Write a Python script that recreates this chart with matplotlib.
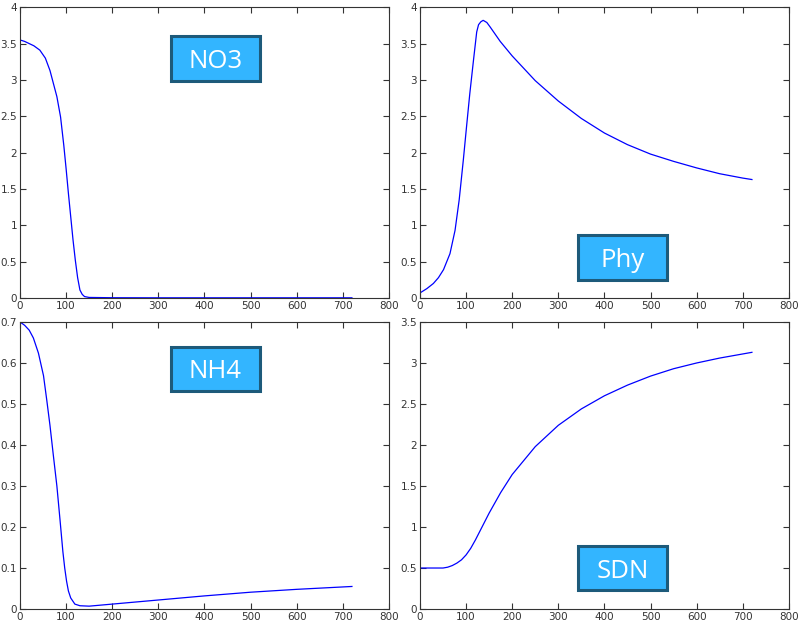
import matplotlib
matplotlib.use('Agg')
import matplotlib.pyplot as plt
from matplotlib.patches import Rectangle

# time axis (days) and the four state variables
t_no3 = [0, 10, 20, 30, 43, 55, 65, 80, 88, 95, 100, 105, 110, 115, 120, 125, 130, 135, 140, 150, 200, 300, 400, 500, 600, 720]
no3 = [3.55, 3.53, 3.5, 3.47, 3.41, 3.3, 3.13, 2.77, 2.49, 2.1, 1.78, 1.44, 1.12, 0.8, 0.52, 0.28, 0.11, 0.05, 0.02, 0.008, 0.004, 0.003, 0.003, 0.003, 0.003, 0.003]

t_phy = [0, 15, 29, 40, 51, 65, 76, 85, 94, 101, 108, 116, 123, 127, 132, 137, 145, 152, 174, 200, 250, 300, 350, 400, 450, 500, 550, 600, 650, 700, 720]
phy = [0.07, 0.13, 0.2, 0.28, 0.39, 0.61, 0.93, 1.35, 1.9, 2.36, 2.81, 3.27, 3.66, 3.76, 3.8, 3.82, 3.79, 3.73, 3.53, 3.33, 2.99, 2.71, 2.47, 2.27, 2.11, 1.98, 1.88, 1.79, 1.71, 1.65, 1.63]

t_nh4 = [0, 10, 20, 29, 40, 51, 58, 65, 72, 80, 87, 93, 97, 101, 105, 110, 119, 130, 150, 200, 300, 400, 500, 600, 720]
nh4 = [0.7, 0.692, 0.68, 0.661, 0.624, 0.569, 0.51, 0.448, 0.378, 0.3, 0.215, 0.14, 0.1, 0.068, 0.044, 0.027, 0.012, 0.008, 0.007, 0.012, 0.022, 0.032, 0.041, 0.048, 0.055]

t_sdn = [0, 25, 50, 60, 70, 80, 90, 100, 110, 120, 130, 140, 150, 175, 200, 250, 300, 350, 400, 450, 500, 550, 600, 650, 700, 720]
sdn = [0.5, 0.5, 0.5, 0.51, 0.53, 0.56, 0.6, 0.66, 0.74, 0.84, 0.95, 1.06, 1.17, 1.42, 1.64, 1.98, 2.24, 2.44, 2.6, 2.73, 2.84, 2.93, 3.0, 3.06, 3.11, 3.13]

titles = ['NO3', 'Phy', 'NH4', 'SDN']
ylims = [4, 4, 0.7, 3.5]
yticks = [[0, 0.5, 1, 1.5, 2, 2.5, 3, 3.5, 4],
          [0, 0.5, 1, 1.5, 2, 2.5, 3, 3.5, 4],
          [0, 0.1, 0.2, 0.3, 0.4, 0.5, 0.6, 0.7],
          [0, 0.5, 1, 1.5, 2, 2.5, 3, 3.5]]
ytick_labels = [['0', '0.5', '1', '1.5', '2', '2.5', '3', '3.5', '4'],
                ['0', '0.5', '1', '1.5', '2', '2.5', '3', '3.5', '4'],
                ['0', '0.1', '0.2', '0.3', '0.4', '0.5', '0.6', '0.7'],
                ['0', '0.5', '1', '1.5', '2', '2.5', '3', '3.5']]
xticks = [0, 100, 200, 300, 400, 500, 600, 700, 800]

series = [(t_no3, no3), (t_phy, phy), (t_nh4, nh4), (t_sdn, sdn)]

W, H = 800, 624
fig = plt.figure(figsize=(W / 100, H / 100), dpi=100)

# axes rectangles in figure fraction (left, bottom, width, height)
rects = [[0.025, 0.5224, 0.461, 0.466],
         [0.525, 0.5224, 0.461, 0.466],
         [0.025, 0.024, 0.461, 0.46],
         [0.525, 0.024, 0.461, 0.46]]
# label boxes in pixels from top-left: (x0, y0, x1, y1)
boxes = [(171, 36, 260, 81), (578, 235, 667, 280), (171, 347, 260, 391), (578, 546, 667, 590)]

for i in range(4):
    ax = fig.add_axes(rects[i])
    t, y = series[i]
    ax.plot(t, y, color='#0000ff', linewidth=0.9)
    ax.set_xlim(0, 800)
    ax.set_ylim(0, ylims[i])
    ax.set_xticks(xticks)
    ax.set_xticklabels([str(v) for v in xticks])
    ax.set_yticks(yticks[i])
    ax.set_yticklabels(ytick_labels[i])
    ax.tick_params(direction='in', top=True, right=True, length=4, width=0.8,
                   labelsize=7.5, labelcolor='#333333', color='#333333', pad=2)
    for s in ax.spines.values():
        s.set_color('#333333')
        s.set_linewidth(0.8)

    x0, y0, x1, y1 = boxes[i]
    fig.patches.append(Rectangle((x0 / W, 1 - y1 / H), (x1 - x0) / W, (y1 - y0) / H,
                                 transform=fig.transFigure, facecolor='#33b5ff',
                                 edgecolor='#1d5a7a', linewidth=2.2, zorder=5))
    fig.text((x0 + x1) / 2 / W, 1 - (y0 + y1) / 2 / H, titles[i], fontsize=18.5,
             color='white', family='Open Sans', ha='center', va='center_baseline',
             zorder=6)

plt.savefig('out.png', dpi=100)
....................
- WHAT TO DO
Look at the listing and set down only the lines from its start through the line with "3.06, 3.11, 3.13]", word for word and without pictures.

- WORKED SOLUTION
Write a Python script that recreates this chart with matplotlib.
import matplotlib
matplotlib.use('Agg')
import matplotlib.pyplot as plt
from matplotlib.patches import Rectangle

# time axis (days) and the four state variables
t_no3 = [0, 10, 20, 30, 43, 55, 65, 80, 88, 95, 100, 105, 110, 115, 120, 125, 130, 135, 140, 150, 200, 300, 400, 500, 600, 720]
no3 = [3.55, 3.53, 3.5, 3.47, 3.41, 3.3, 3.13, 2.77, 2.49, 2.1, 1.78, 1.44, 1.12, 0.8, 0.52, 0.28, 0.11, 0.05, 0.02, 0.008, 0.004, 0.003, 0.003, 0.003, 0.003, 0.003]

t_phy = [0, 15, 29, 40, 51, 65, 76, 85, 94, 101, 108, 116, 123, 127, 132, 137, 145, 152, 174, 200, 250, 300, 350, 400, 450, 500, 550, 600, 650, 700, 720]
phy = [0.07, 0.13, 0.2, 0.28, 0.39, 0.61, 0.93, 1.35, 1.9, 2.36, 2.81, 3.27, 3.66, 3.76, 3.8, 3.82, 3.79, 3.73, 3.53, 3.33, 2.99, 2.71, 2.47, 2.27, 2.11, 1.98, 1.88, 1.79, 1.71, 1.65, 1.63]

t_nh4 = [0, 10, 20, 29, 40, 51, 58, 65, 72, 80, 87, 93, 97, 101, 105, 110, 119, 130, 150, 200, 300, 400, 500, 600, 720]
nh4 = [0.7, 0.692, 0.68, 0.661, 0.624, 0.569, 0.51, 0.448, 0.378, 0.3, 0.215, 0.14, 0.1, 0.068, 0.044, 0.027, 0.012, 0.008, 0.007, 0.012, 0.022, 0.032, 0.041, 0.048, 0.055]

t_sdn = [0, 25, 50, 60, 70, 80, 90, 100, 110, 120, 130, 140, 150, 175, 200, 250, 300, 350, 400, 450, 500, 550, 600, 650, 700, 720]
sdn = [0.5, 0.5, 0.5, 0.51, 0.53, 0.56, 0.6, 0.66, 0.74, 0.84, 0.95, 1.06, 1.17, 1.42, 1.64, 1.98, 2.24, 2.44, 2.6, 2.73, 2.84, 2.93, 3.0, 3.06, 3.11, 3.13]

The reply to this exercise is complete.